There are several very important changes which occurred to make place for the new Summoning sound. First of all, keyboards began appearing on a very regular basis within the music. The melodies are relatively similar to those found in lesser quantity on the debut album, but they seem to be more focused and thought-out. This makes them less cheesy than before (they’re still a bit cheesy at times) and allows them to be much better integrated within a musical approach that suits them better anyway, creating a full, epic sound. Furthermore, there’s the drum machine. It’s programmed extremely well in that, though it certainly doesn’t sound natural, it can be very intense and powerful (the Lugburz song) in a few spots but generally tends to stay subtle and out of the way, or at least accompanying the music effectively and not excessively. The guitars also take on a more important role (primarily due to the fact that this time around, the production allows for them to be heard) as drivers of the music, along with the very important keyboards. Finally, the vocals take on a more effective tone. The two members (both still share vocal duties) have learned to make stronger rasps, which truly work well to form an antithesis to the sugary beautiful melodies, in the way which melodic keyboard-laden black metal does in order to be truly great.
Another apparent change with these newer Summoning albums is the more overt Tolkien inspiration within the lyrics, which are thankfully fully present this time around. The fantasy elements taken on a full role here, completely immersed in the Lord of the Rings universe. What moderate mentions used to appear before do so constantly here, giving the band their complete identity as ambient black metal Tolkien worship. The epic nature of the music is extremely well suited to the mythology-laden fantastic universe created by Tolkien.
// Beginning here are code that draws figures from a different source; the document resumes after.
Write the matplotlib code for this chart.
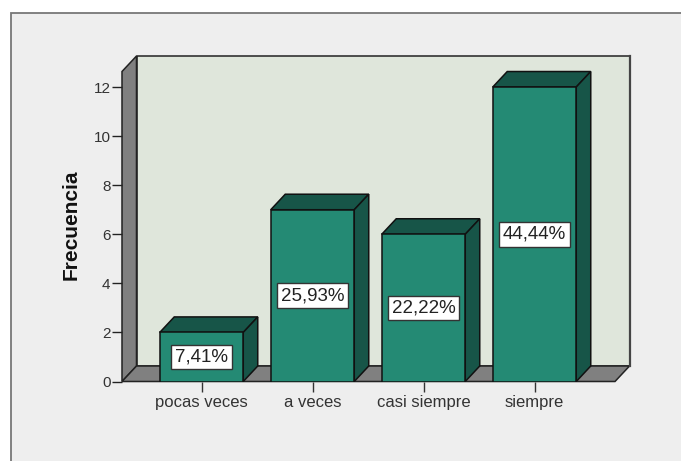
import matplotlib
matplotlib.use('Agg')
import matplotlib.pyplot as plt
from matplotlib.patches import Rectangle

categorias = ['pocas veces', 'a veces', 'casi siempre', 'siempre']
frecuencia = [2, 7, 6, 12]
porcentajes = ['7,41%', '25,93%', '22,22%', '44,44%']
yticks = [0, 2, 4, 6, 8, 10, 12]

W = 681
H = 461

verde = '#248a74'
verde_osc = '#175548'
pared = '#dfe6db'
gris = '#808080'
fondo = '#eeeeee'
borde = '#111111'

plt.rcParams['font.family'] = ['Liberation Sans', 'DejaVu Sans']

fig = plt.figure(figsize=(W / 100, H / 100), dpi=100, facecolor='white')

# panel gris de fondo, detras de los ejes
fig.add_artist(Rectangle((10.5 / W, -0.01), 1.0, (H - 13.5) / H + 0.01, transform=fig.transFigure,
                         facecolor=fondo, edgecolor='#777777', linewidth=1.3, zorder=-1))

# ejes en el plano frontal, en pixeles: x 122-615, y 381.5-71.5
ax = fig.add_axes([122 / W, (H - 381.5) / H, (615 - 122) / W, 310 / H])
ax.patch.set_visible(False)
paso = 111.0
upy = 24.54
x0 = (122 - 201.5) / paso
x1 = (615 - 201.5) / paso
y1 = 310 / upy
ax.set_xlim(x0, x1)
ax.set_ylim(0, y1)
dx = 14.5 / paso
dy = 15.5 / upy
ancho = 83.5 / paso

# pared del fondo, lateral y suelo
ax.fill([x0 + dx, x1 + dx, x1 + dx, x0 + dx], [dy, dy, y1 + dy, y1 + dy],
        facecolor=pared, edgecolor='#222222', lw=1.1, clip_on=False, zorder=1)
ax.fill([x0, x0 + dx, x0 + dx, x0], [0, dy, y1 + dy, y1],
        facecolor=gris, edgecolor='#222222', lw=1.1, clip_on=False, zorder=1)
ax.fill([x0, x1, x1 + dx, x0 + dx], [0, 0, dy, dy],
        facecolor=gris, edgecolor='#222222', lw=1.1, clip_on=False, zorder=1)
ax.plot([x1 + dx, x1 + dx], [dy, y1 + dy], color='#444444', lw=1.6, clip_on=False, zorder=1.5)

posiciones = list(range(len(categorias)))
ax.bar(posiciones, frecuencia, width=ancho, color=verde, edgecolor=borde, linewidth=1.1, zorder=3)
for p, v, t in zip(posiciones, frecuencia, porcentajes):
    izq = p - ancho / 2
    der = p + ancho / 2
    ax.fill([izq, der, der + dx, izq + dx], [v, v, v + dy, v + dy],
            facecolor=verde_osc, edgecolor=borde, lw=1.1, clip_on=False, zorder=2)
    ax.fill([der, der + dx, der + dx, der], [0, dy, v + dy, v],
            facecolor=verde_osc, edgecolor=borde, lw=1.1, clip_on=False, zorder=2)
    ax.text(p, v / 2, t, ha='center', va='center', fontsize=13.5, color='#222222', zorder=5,
            bbox=dict(boxstyle='square,pad=0.2', facecolor='white', edgecolor='#333333', linewidth=1.0))

for s in ax.spines.values():
    s.set_visible(False)
ax.set_xticks(posiciones)
ax.set_xticklabels(categorias, fontsize=12, color='#333333')
ax.set_yticks(yticks)
ax.tick_params(axis='y', length=7.2, width=1.0, color='#222222', labelcolor='#333333', labelsize=11, pad=1)
ax.tick_params(axis='x', length=7.2, width=1.0, color='#333333', pad=2.5)

fig.text(71 / W, (H - 225) / H, 'Frecuencia', rotation=90, ha='center', va='center',
         fontsize=15, fontweight='bold', color='#111111')

fig.savefig('out.png', dpi=100, facecolor='white')
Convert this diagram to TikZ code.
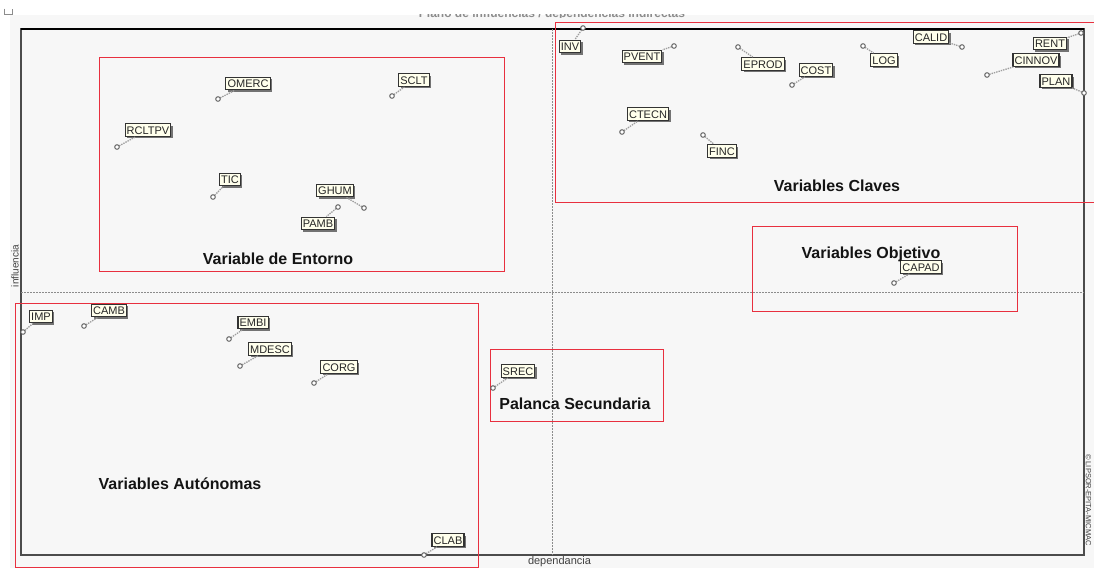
\documentclass[tikz,border=0pt]{standalone}
\usepackage{fontspec}
\setmainfont{Liberation Sans}
\usetikzlibrary{shadows}
\definecolor{panel}{HTML}{F7F7F7}
\definecolor{zone}{HTML}{E8303F}
\definecolor{tag}{HTML}{FFFFEC}

% one variable of the plane: marker, tag and dotted leader between them
\newcommand{\plotvar}[5]{%
  \coordinate (p#1) at (#2,#3);
  \node[vartag] (#1) at (#4,#5) {#1};
  \draw[leader] (p#1) -- (#1);
  \node[varpt] (m#1) at (p#1) {};}

\begin{document}
\begin{tikzpicture}[x=1pt,y=-1pt,
  zonebox/.style={draw=zone, line width=0.8pt},
  zonetitle/.style={font=\fontsize{16}{18}\selectfont\bfseries, text=black!92, inner sep=0pt, anchor=base},
  varpt/.style={circle, draw=black!65, fill=white, minimum size=4.6pt, inner sep=0pt, line width=0.9pt},
  vartag/.style={draw=black!80, fill=tag, line width=1.1pt, font=\fontsize{11}{12}\selectfont,
    text=black!85, inner xsep=1.6pt, inner ysep=2.4pt, text height=8pt, text depth=0pt,
    drop shadow={shadow xshift=2pt, shadow yshift=-2pt, fill=black!55, opacity=1}},
  leader/.style={draw=black!38, line width=1.3pt, dash pattern=on 1.4pt off 1pt},
  midline/.style={draw=black!45, line width=0.8pt, dash pattern=on 1.5pt off 1.5pt},
  axislabel/.style={font=\fontsize{10.5}{12}\selectfont, text=black!75, inner sep=0pt},
]
\useasboundingbox (0,0) rectangle (1094,568);

% window background and corner icon
\fill[panel] (10,15) rectangle (1094,568);
\draw[black!45, line width=0.8pt] (4,8.5) -- (4,14.5) -- (12.5,14.5) -- (12.5,8.5);

% title, cut by the window edge
\begin{scope}
  \clip (380,14.2) rectangle (730,17.5);
  \node[font=\fontsize{12}{14}\selectfont\bfseries, text=black!45, anchor=base] (plotTitle)
    at (552,17) {Plano de influencias / dependencias indirectas};
\end{scope}

% plot frame and mean axes
\draw[black!70, line width=1.3pt] (21,29) rectangle (1084,555);
\draw[black, line width=1.3pt] (21,29) -- (1084,29);
\draw[midline] (552,29) -- (552,555);
\draw[midline] (21,292) -- (1084,292);

% zones
\draw[zonebox] (99,57) rectangle (504,271);
\draw[zonebox] (1094,22) -- (555,22) -- (555,202) -- (1094,202);
\draw[zonebox] (752,226) rectangle (1017,311);
\draw[zonebox] (15,303) rectangle (478,567);
\draw[zonebox] (490,349) rectangle (663,421);

% variables
\plotvar{INV}{583}{28}{570}{46.5}
\plotvar{PVENT}{674}{46}{642}{56.5}
\plotvar{EPROD}{738}{47}{763}{64}
\plotvar{COST}{792}{85}{816}{70}
\plotvar{LOG}{863}{46}{884}{60}
\plotvar{CALID}{962}{47}{931}{37}
\plotvar{RENT}{1081}{33}{1050}{43.5}
\plotvar{CINNOV}{987}{75}{1036}{60}
\plotvar{PLAN}{1084}{93}{1056}{81}
\plotvar{CTECN}{622}{132}{648}{114}
\plotvar{FINC}{703}{135}{722}{151}
\plotvar{OMERC}{218}{99}{248}{83.5}
\plotvar{SCLT}{392}{96}{414}{80}
\plotvar{RCLTPV}{117}{147}{148}{130}
\plotvar{TIC}{213}{197}{230}{179.5}
\plotvar{GHUM}{364}{208}{335}{190.5}
\plotvar{PAMB}{338}{207}{318}{223.5}
\plotvar{IMP}{23}{332}{41}{316.5}
\plotvar{CAMB}{84}{326}{109}{310.5}
\plotvar{EMBI}{229}{339}{253}{322.5}
\plotvar{MDESC}{240}{366}{270}{349}
\plotvar{CORG}{314}{383}{339}{367}
\plotvar{SREC}{493}{388}{518}{371}
\plotvar{CAPAD}{894}{283}{921}{267}
\plotvar{CLAB}{424}{555}{448}{540}

% zone titles
\node[zonetitle] (tEntorno) at (278,264) {Variable de Entorno};
\node[zonetitle] (tClaves) at (837,191) {Variables Claves};
\node[zonetitle] (tObjetivo) at (871,258) {Variables Objetivo};
\node[zonetitle] (tAutonomas) at (180,489) {Variables Autónomas};
\node[zonetitle] (tPalanca) at (575,409.5) {Palanca Secundaria};

% axis captions and credit
\node[axislabel, rotate=90, font=\fontsize{10}{12}\selectfont] (yCap) at (15,266) {influencia};
\node[axislabel, font=\fontsize{11}{12}\selectfont] (xCap) at (559.5,562) {dependancia};
\node[axislabel, rotate=-90, font=\fontsize{7.5}{9}\selectfont] (credit) at (1088.5,500) {© LIPSOR-EPITA-MICMAC};
\end{tikzpicture}
\end{document}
Sounds of Middle-Earth is a perfectly put-together box set, featuring three albums which are excellently packaged and which are excellent themselves. Sure Lugburz is a little bizarre, and fits in strangely with the other two (and the rest of later Summoning for that matter) but it’s still a very good album. The other two are simply unstoppable. Together they form a very solid triptych of old Summoning albums that were quite innovative for their time (they even are so now) and which are worth hearing by any and all interested in this genre. Need I even mention that this set is mandatory for all true Summoning fans?